● What is being asked
Exactly repeat the material, dropping only the pictures.

● Recorded information
========
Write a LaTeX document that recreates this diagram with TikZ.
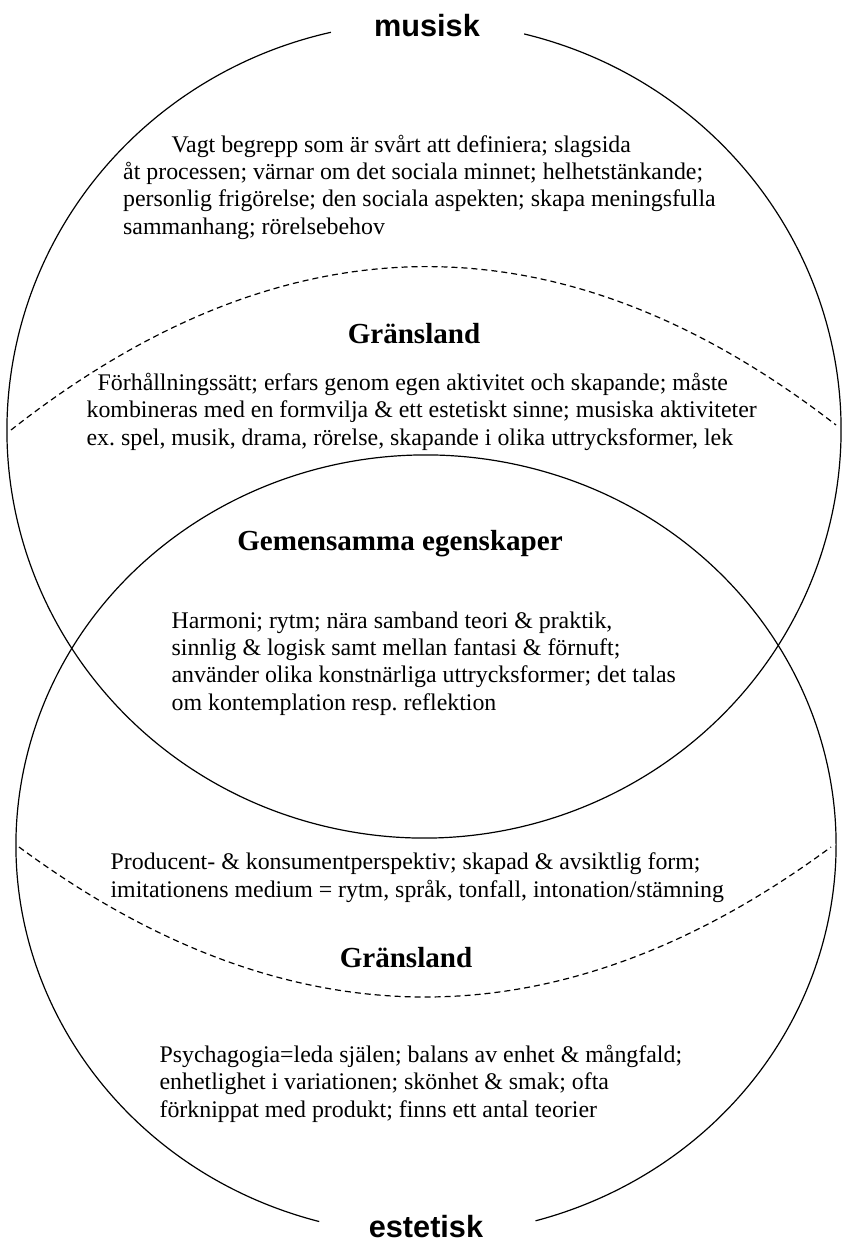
\documentclass[tikz,border=0pt]{standalone}
\usepackage{fontspec}
\setmainfont{Liberation Serif}
\newfontfamily\polefont{Liberation Sans}
\frenchspacing

\begin{document}
\begin{tikzpicture}[x=0.75pt, y=-0.75pt, line width=0.9pt,
    body/.style={font=\fontsize{17.9}{20.3}\selectfont, align=left, anchor=base west, inner sep=0pt},
    head/.style={font=\fontsize{21.8}{24}\selectfont\bfseries, anchor=base, inner sep=0pt},
    pole/.style={font=\polefont\bfseries\fontsize{23}{26}\selectfont, anchor=base, inner sep=0pt},
    border/.style={dashed, dash pattern=on 4.5pt off 3pt}]
  \useasboundingbox (0,0) rectangle (843,1241);

  \coordinate (ctop) at (424,430);
  \coordinate (cbot) at (426,845);

  % the two fields, open where the names sit
  \draw (ctop) ++(-76.1:417 and 408) arc[start angle=-76.1, end angle=257.1, x radius=417, y radius=408];
  \draw (cbot) ++(105.1:410 and 390) arc[start angle=105.1, end angle=434.5, x radius=410, y radius=390];

  \node[pole] at (427,37) (musisk) {musisk};
  \node[pole] at (426,1237) (estetisk) {estetisk};

  % borderlands
  \coordinate (gr1l) at (11,430);
  \coordinate (gr1r) at (836,425);
  \coordinate (gr2l) at (19,847);
  \coordinate (gr2r) at (831,847);
  \draw[border] (gr1l) .. controls (286,214) and (561,212) .. (gr1r);
  \draw[border] (gr2l) .. controls (290,1047) and (560,1047) .. (gr2r);

  % texts, placed by the baseline of their last line
  \node[body] at (122.6,234) (mustext) {\hspace*{36.3pt}Vagt begrepp som är svårt att definiera; slagsida\\
    åt processen; värnar om det sociala minnet; helhetstänkande;\\
    personlig frigörelse; den sociala aspekten; skapa meningsfulla\\
    sammanhang; rörelsebehov};

  \node[head] at (414,343) (gr1) {Gränsland};
  \node[body] at (86,445) (gr1text) {\hspace*{8.3pt}Förhållningssätt; erfars genom egen aktivitet och skapande; måste\\
    kombineras med en formvilja \& ett estetiskt sinne; musiska aktiviteter\\
    ex. spel, musik, drama, rörelse, skapande i olika uttrycksformer, lek};

  \node[head] at (400,550) (common) {Gemensamma egenskaper};
  \node[body] at (171,710) (commontext) {Harmoni; rytm; nära samband teori \& praktik,\\
    sinnlig \& logisk samt mellan fantasi \& förnuft;\\
    använder olika konstnärliga uttrycksformer; det talas\\
    om kontemplation resp. reflektion};

  \node[body] at (110,897) (gr2text) {Producent- \& konsumentperspektiv; skapad \& avsiktlig form;\\
    imitationens medium = rytm, språk, tonfall, intonation/stämning};
  \node[head] at (406,967) (gr2) {Gränsland};

  \node[body] at (159,1117) (esttext) {Psychagogia=leda själen; balans av enhet \& mångfald;\\
    enhetlighet i variationen; skönhet \& smak; ofta\\
    förknippat med produkt; finns ett antal teorier};
\end{tikzpicture}
\end{document}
========
● Response to this task
Write a LaTeX document that recreates this diagram with TikZ.
\documentclass[tikz,border=0pt]{standalone}
\usepackage{fontspec}
\setmainfont{Liberation Serif}
\newfontfamily\polefont{Liberation Sans}
\frenchspacing

\begin{document}
\begin{tikzpicture}[x=0.75pt, y=-0.75pt, line width=0.9pt,
    body/.style={font=\fontsize{17.9}{20.3}\selectfont, align=left, anchor=base west, inner sep=0pt},
    head/.style={font=\fontsize{21.8}{24}\selectfont\bfseries, anchor=base, inner sep=0pt},
    pole/.style={font=\polefont\bfseries\fontsize{23}{26}\selectfont, anchor=base, inner sep=0pt},
    border/.style={dashed, dash pattern=on 4.5pt off 3pt}]
  \useasboundingbox (0,0) rectangle (843,1241);

  \coordinate (ctop) at (424,430);
  \coordinate (cbot) at (426,845);

  % the two fields, open where the names sit
  \draw (ctop) ++(-76.1:417 and 408) arc[start angle=-76.1, end angle=257.1, x radius=417, y radius=408];
  \draw (cbot) ++(105.1:410 and 390) arc[start angle=105.1, end angle=434.5, x radius=410, y radius=390];

  \node[pole] at (427,37) (musisk) {musisk};
  \node[pole] at (426,1237) (estetisk) {estetisk};

  % borderlands
  \coordinate (gr1l) at (11,430);
  \coordinate (gr1r) at (836,425);
  \coordinate (gr2l) at (19,847);
  \coordinate (gr2r) at (831,847);
  \draw[border] (gr1l) .. controls (286,214) and (561,212) .. (gr1r);
  \draw[border] (gr2l) .. controls (290,1047) and (560,1047) .. (gr2r);

  % texts, placed by the baseline of their last line
  \node[body] at (122.6,234) (mustext) {\hspace*{36.3pt}Vagt begrepp som är svårt att definiera; slagsida\\
    åt processen; värnar om det sociala minnet; helhetstänkande;\\
    personlig frigörelse; den sociala aspekten; skapa meningsfulla\\
    sammanhang; rörelsebehov};

  \node[head] at (414,343) (gr1) {Gränsland};
  \node[body] at (86,445) (gr1text) {\hspace*{8.3pt}Förhållningssätt; erfars genom egen aktivitet och skapande; måste\\
    kombineras med en formvilja \& ett estetiskt sinne; musiska aktiviteter\\
    ex. spel, musik, drama, rörelse, skapande i olika uttrycksformer, lek};

  \node[head] at (400,550) (common) {Gemensamma egenskaper};
  \node[body] at (171,710) (commontext) {Harmoni; rytm; nära samband teori \& praktik,\\
    sinnlig \& logisk samt mellan fantasi \& förnuft;\\
    använder olika konstnärliga uttrycksformer; det talas\\
    om kontemplation resp. reflektion};

  \node[body] at (110,897) (gr2text) {Producent- \& konsumentperspektiv; skapad \& avsiktlig form;\\
    imitationens medium = rytm, språk, tonfall, intonation/stämning};
  \node[head] at (406,967) (gr2) {Gränsland};

  \node[body] at (159,1117) (esttext) {Psychagogia=leda själen; balans av enhet \& mångfald;\\
    enhetlighet i variationen; skönhet \& smak; ofta\\
    förknippat med produkt; finns ett antal teorier};
\end{tikzpicture}
\end{document}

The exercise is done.